# 10 gallon planted co2 low light shrimp tank before and after pics



## marko (Jun 11, 2010)

Hey this is my ten gallon update got tired of looking at moss so thought I'd clean out the tank, it's been going for over a year now and it can get over grown quite fast hehe whats left is some Ricca a red lotus and a small piece of moss I have a paintball co2 hooked up to a fluval co2 dispenser it constantly fills up throughout the day and dissipates into the water works great and I never have to touch it which is nice the riccia and other plants pearls up nice.

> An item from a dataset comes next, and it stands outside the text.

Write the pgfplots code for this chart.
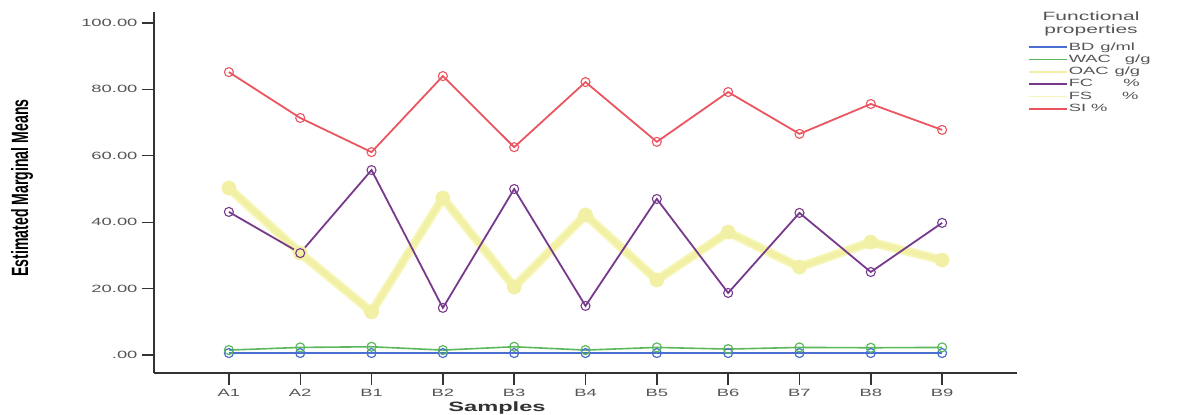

The tank has very thin glass and clear silicone so I pulled off the rims and it cleaned up to be a rimless. over 100 shrimps reds cherries and pearls getting packed in there, picked the rocks out of the river, someone found the tank on the side of the road and gave it to me haha everything for about 250$ with stand and shrimps including fluval substrate not bad. I use a high output cfl grow light woks well with little to no algae growth just used a desk light stand and wrapped a piece of construction paper around it ps I love putting tanks together super cheap it's part of the fun for me. I was thinking of re aquascaping the ground but I don't really want to tear down and disturb my shrimps, couldn't have made this work without the help from bc aquaria members thx. :bigsmile::bigsmile:


----------